» **What the task asks**: Restate the data below word for word. Skip any images it contains.

════════════════

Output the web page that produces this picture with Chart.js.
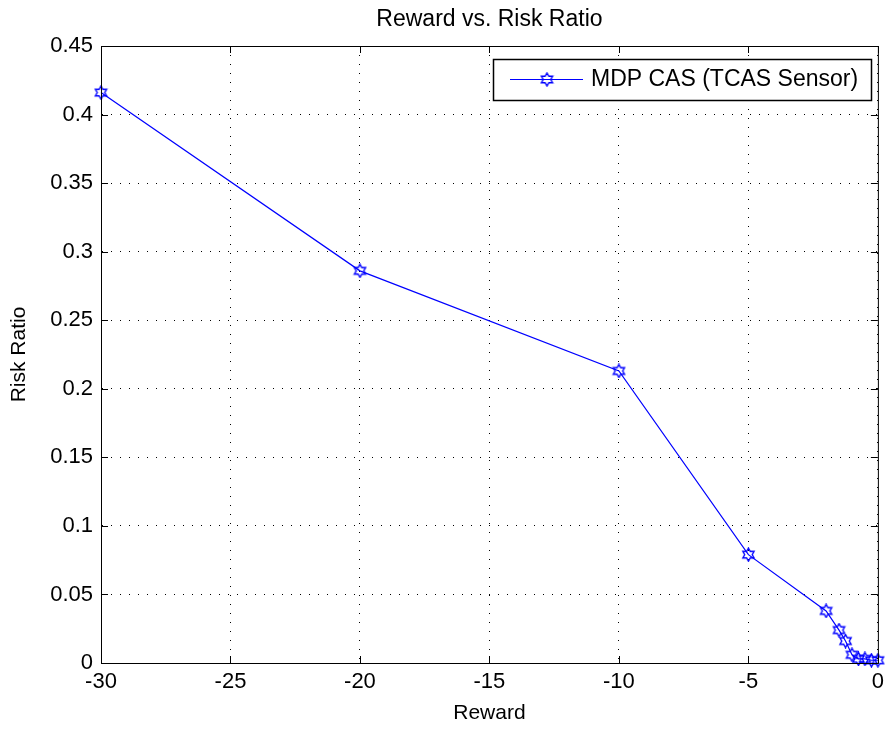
<!DOCTYPE html>
<html>
<head>
<meta charset="utf-8">
<script src="https://cdn.jsdelivr.net/npm/chart.js@4"></script>
<style>
  body { margin: 0; background: #fff; }
  #wrap { width: 890px; height: 729px; }
</style>
</head>
<body>
<div id="wrap"><canvas id="riskChart"></canvas></div>
<script>
// values
const rewards = [-30, -20, -10, -5, -2, -1.5, -1.25, -1, -0.75, -0.5, -0.25, 0];
const riskRatio = [0.416, 0.286, 0.213, 0.079, 0.038, 0.024, 0.016, 0.006, 0.003, 0.003, 0.002, 0.002];
const xTicks = [-30, -25, -20, -15, -10, -5, 0];
const yTicks = [0, 0.05, 0.1, 0.15, 0.2, 0.25, 0.3, 0.35, 0.4, 0.45];

const fontFam = '"Liberation Sans", Arial, sans-serif';

// hexagram marker like matlab's 'h'
function hexagram(size, color) {
  const c = document.createElement('canvas');
  c.width = size; c.height = size;
  const g = c.getContext('2d');
  const cx = size / 2, cy = size / 2, ro = size / 2 - 1, ri = ro / Math.sqrt(3);
  g.beginPath();
  for (let i = 0; i < 12; i++) {
    const r = i % 2 ? ri : ro;
    const a = -Math.PI / 2 + i * Math.PI / 6;
    const px = cx + r * Math.cos(a), py = cy + r * Math.sin(a);
    if (i === 0) g.moveTo(px, py); else g.lineTo(px, py);
  }
  g.closePath();
  g.strokeStyle = color;
  g.lineWidth = 1.4;
  g.stroke();
  return c;
}
const star = hexagram(15, '#0000ff');

// box, inward ticks and the legend box
const boxPlugin = {
  id: 'boxPlugin',
  afterDraw(chart) {
    const { ctx, chartArea: a, scales } = chart;
    ctx.save();
    ctx.strokeStyle = '#000';
    ctx.lineWidth = 1;
    ctx.strokeRect(a.left + 0.5, a.top + 0.5, a.right - a.left, a.bottom - a.top);
    ctx.beginPath();
    xTicks.forEach(v => {
      const x = Math.round(scales.x.getPixelForValue(v)) + 0.5;
      ctx.moveTo(x, a.bottom); ctx.lineTo(x, a.bottom - 7);
      ctx.moveTo(x, a.top); ctx.lineTo(x, a.top + 7);
    });
    yTicks.forEach(v => {
      const y = Math.round(scales.y.getPixelForValue(v)) + 0.5;
      ctx.moveTo(a.left, y); ctx.lineTo(a.left + 7, y);
      ctx.moveTo(a.right, y); ctx.lineTo(a.right - 7, y);
    });
    ctx.stroke();

    // legend
    const lx = 493, ly = 59, lw = 378, lh = 41;
    ctx.fillStyle = '#fff';
    ctx.fillRect(lx, ly, lw, lh);
    ctx.lineWidth = 1.5;
    ctx.strokeRect(lx + 0.5, ly + 0.5, lw, lh);
    ctx.lineWidth = 1.2;
    ctx.strokeStyle = '#0000ff';
    ctx.beginPath();
    ctx.moveTo(510, ly + 20.5); ctx.lineTo(583, ly + 20.5);
    ctx.stroke();
    ctx.drawImage(star, 547 - 7.5, ly + 20.5 - 7.5);
    ctx.fillStyle = '#000';
    ctx.font = '23px ' + fontFam;
    ctx.textBaseline = 'middle';
    ctx.fillText(chart.data.datasets[0].label, 591, ly + 21);
    ctx.restore();
  }
};

new Chart(document.getElementById('riskChart'), {
  type: 'line',
  data: {
    datasets: [{
      label: 'MDP CAS (TCAS Sensor)',
      data: rewards.map((r, i) => ({ x: r, y: riskRatio[i] })),
      borderColor: '#0000ff',
      borderWidth: 1.2,
      pointStyle: star,
      pointRadius: 7,
      tension: 0,
      clip: false
    }]
  },
  options: {
    responsive: true,
    maintainAspectRatio: false,
    animation: false,
    layout: { padding: { left: 0, right: 8, top: 0, bottom: 0 } },
    plugins: {
      legend: { display: false },
      tooltip: { enabled: false },
      title: {
        display: true,
        text: 'Reward vs. Risk Ratio',
        fullSize: false,
        color: '#000',
        font: { family: fontFam, size: 23, weight: 'normal' },
        padding: { top: 6, bottom: 12.4 }
      }
    },
    scales: {
      x: {
        type: 'linear',
        min: -30, max: 0,
        afterBuildTicks: s => { s.ticks = xTicks.map(v => ({ value: v })); },
        afterFit: s => { s.height = 66; },
        ticks: {
          color: '#000', padding: 6, maxRotation: 0,
          font: { family: fontFam, size: 22 },
          callback: v => String(v)
        },
        grid: { color: '#000', lineWidth: 1, drawTicks: false },
        border: { display: true, color: '#000', dash: [1, 8] },
        title: {
          display: true, text: 'Reward', color: '#000',
          font: { family: fontFam, size: 21 },
          padding: { top: 0, bottom: 3 }
        }
      },
      y: {
        min: 0, max: 0.45,
        afterBuildTicks: s => { s.ticks = yTicks.map(v => ({ value: v })); },
        afterFit: s => { s.width = 101; },
        ticks: {
          color: '#000', padding: 8,
          font: { family: fontFam, size: 22 },
          callback: v => String(+v.toFixed(2))
        },
        grid: { color: '#000', lineWidth: 1, drawTicks: false },
        border: { display: true, color: '#000', dash: [1, 8] },
        title: {
          display: true, text: 'Risk Ratio', color: '#000',
          font: { family: fontFam, size: 21 },
          padding: { top: 7, bottom: 0 }
        }
      }
    }
  },
  plugins: [boxPlugin]
});
</script>
</body>
</html>
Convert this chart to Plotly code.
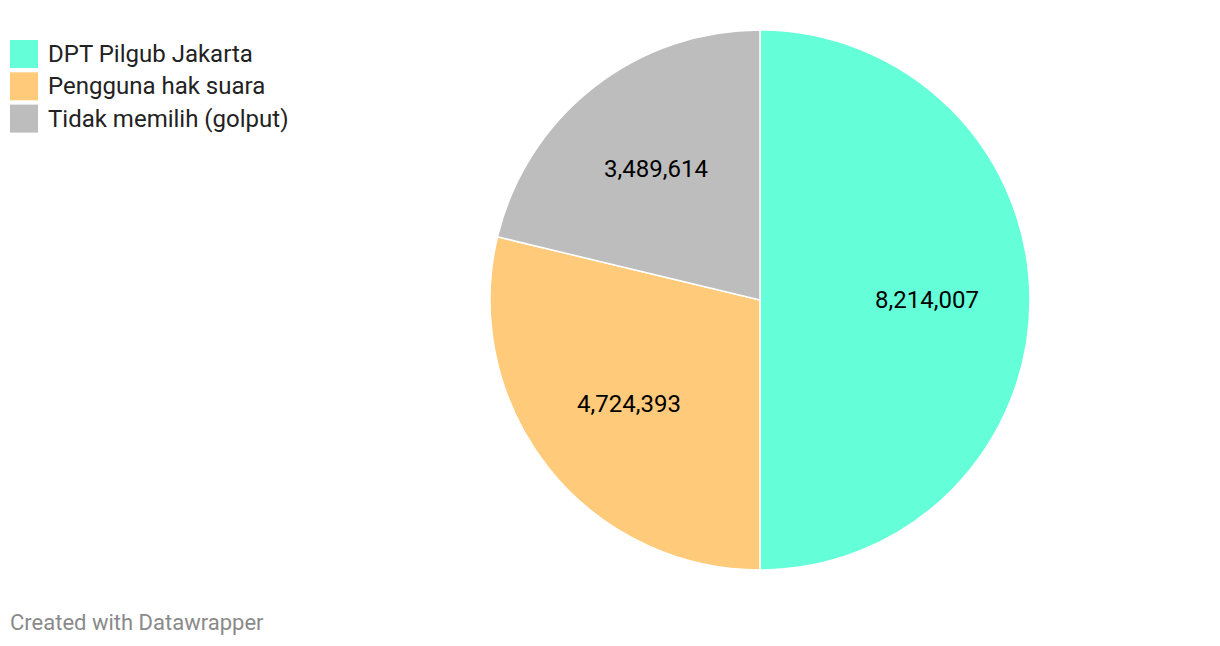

════════════════

» **Reply to the task**:
Output the web page that produces this picture with Chart.js.
<!DOCTYPE html>
<html>
<head>
<meta charset="utf-8">
<script src="https://cdn.jsdelivr.net/npm/chart.js@4"></script>
<style>
  body { margin: 0; background: #fff; }
  #wrap { width: 890px; height: 729px; }
</style>
</head>
<body>
<div id="wrap"><canvas id="riskChart"></canvas></div>
<script>
// values
const rewards = [-30, -20, -10, -5, -2, -1.5, -1.25, -1, -0.75, -0.5, -0.25, 0];
const riskRatio = [0.416, 0.286, 0.213, 0.079, 0.038, 0.024, 0.016, 0.006, 0.003, 0.003, 0.002, 0.002];
const xTicks = [-30, -25, -20, -15, -10, -5, 0];
const yTicks = [0, 0.05, 0.1, 0.15, 0.2, 0.25, 0.3, 0.35, 0.4, 0.45];

const fontFam = '"Liberation Sans", Arial, sans-serif';

// hexagram marker like matlab's 'h'
function hexagram(size, color) {
  const c = document.createElement('canvas');
  c.width = size; c.height = size;
  const g = c.getContext('2d');
  const cx = size / 2, cy = size / 2, ro = size / 2 - 1, ri = ro / Math.sqrt(3);
  g.beginPath();
  for (let i = 0; i < 12; i++) {
    const r = i % 2 ? ri : ro;
    const a = -Math.PI / 2 + i * Math.PI / 6;
    const px = cx + r * Math.cos(a), py = cy + r * Math.sin(a);
    if (i === 0) g.moveTo(px, py); else g.lineTo(px, py);
  }
  g.closePath();
  g.strokeStyle = color;
  g.lineWidth = 1.4;
  g.stroke();
  return c;
}
const star = hexagram(15, '#0000ff');

// box, inward ticks and the legend box
const boxPlugin = {
  id: 'boxPlugin',
  afterDraw(chart) {
    const { ctx, chartArea: a, scales } = chart;
    ctx.save();
    ctx.strokeStyle = '#000';
    ctx.lineWidth = 1;
    ctx.strokeRect(a.left + 0.5, a.top + 0.5, a.right - a.left, a.bottom - a.top);
    ctx.beginPath();
    xTicks.forEach(v => {
      const x = Math.round(scales.x.getPixelForValue(v)) + 0.5;
      ctx.moveTo(x, a.bottom); ctx.lineTo(x, a.bottom - 7);
      ctx.moveTo(x, a.top); ctx.lineTo(x, a.top + 7);
    });
    yTicks.forEach(v => {
      const y = Math.round(scales.y.getPixelForValue(v)) + 0.5;
      ctx.moveTo(a.left, y); ctx.lineTo(a.left + 7, y);
      ctx.moveTo(a.right, y); ctx.lineTo(a.right - 7, y);
    });
    ctx.stroke();

    // legend
    const lx = 493, ly = 59, lw = 378, lh = 41;
    ctx.fillStyle = '#fff';
    ctx.fillRect(lx, ly, lw, lh);
    ctx.lineWidth = 1.5;
    ctx.strokeRect(lx + 0.5, ly + 0.5, lw, lh);
    ctx.lineWidth = 1.2;
    ctx.strokeStyle = '#0000ff';
    ctx.beginPath();
    ctx.moveTo(510, ly + 20.5); ctx.lineTo(583, ly + 20.5);
    ctx.stroke();
    ctx.drawImage(star, 547 - 7.5, ly + 20.5 - 7.5);
    ctx.fillStyle = '#000';
    ctx.font = '23px ' + fontFam;
    ctx.textBaseline = 'middle';
    ctx.fillText(chart.data.datasets[0].label, 591, ly + 21);
    ctx.restore();
  }
};

new Chart(document.getElementById('riskChart'), {
  type: 'line',
  data: {
    datasets: [{
      label: 'MDP CAS (TCAS Sensor)',
      data: rewards.map((r, i) => ({ x: r, y: riskRatio[i] })),
      borderColor: '#0000ff',
      borderWidth: 1.2,
      pointStyle: star,
      pointRadius: 7,
      tension: 0,
      clip: false
    }]
  },
  options: {
    responsive: true,
    maintainAspectRatio: false,
    animation: false,
    layout: { padding: { left: 0, right: 8, top: 0, bottom: 0 } },
    plugins: {
      legend: { display: false },
      tooltip: { enabled: false },
      title: {
        display: true,
        text: 'Reward vs. Risk Ratio',
        fullSize: false,
        color: '#000',
        font: { family: fontFam, size: 23, weight: 'normal' },
        padding: { top: 6, bottom: 12.4 }
      }
    },
    scales: {
      x: {
        type: 'linear',
        min: -30, max: 0,
        afterBuildTicks: s => { s.ticks = xTicks.map(v => ({ value: v })); },
        afterFit: s => { s.height = 66; },
        ticks: {
          color: '#000', padding: 6, maxRotation: 0,
          font: { family: fontFam, size: 22 },
          callback: v => String(v)
        },
        grid: { color: '#000', lineWidth: 1, drawTicks: false },
        border: { display: true, color: '#000', dash: [1, 8] },
        title: {
          display: true, text: 'Reward', color: '#000',
          font: { family: fontFam, size: 21 },
          padding: { top: 0, bottom: 3 }
        }
      },
      y: {
        min: 0, max: 0.45,
        afterBuildTicks: s => { s.ticks = yTicks.map(v => ({ value: v })); },
        afterFit: s => { s.width = 101; },
        ticks: {
          color: '#000', padding: 8,
          font: { family: fontFam, size: 22 },
          callback: v => String(+v.toFixed(2))
        },
        grid: { color: '#000', lineWidth: 1, drawTicks: false },
        border: { display: true, color: '#000', dash: [1, 8] },
        title: {
          display: true, text: 'Risk Ratio', color: '#000',
          font: { family: fontFam, size: 21 },
          padding: { top: 7, bottom: 0 }
        }
      }
    }
  },
  plugins: [boxPlugin]
});
</script>
</body>
</html>
Convert this chart to Plotly code.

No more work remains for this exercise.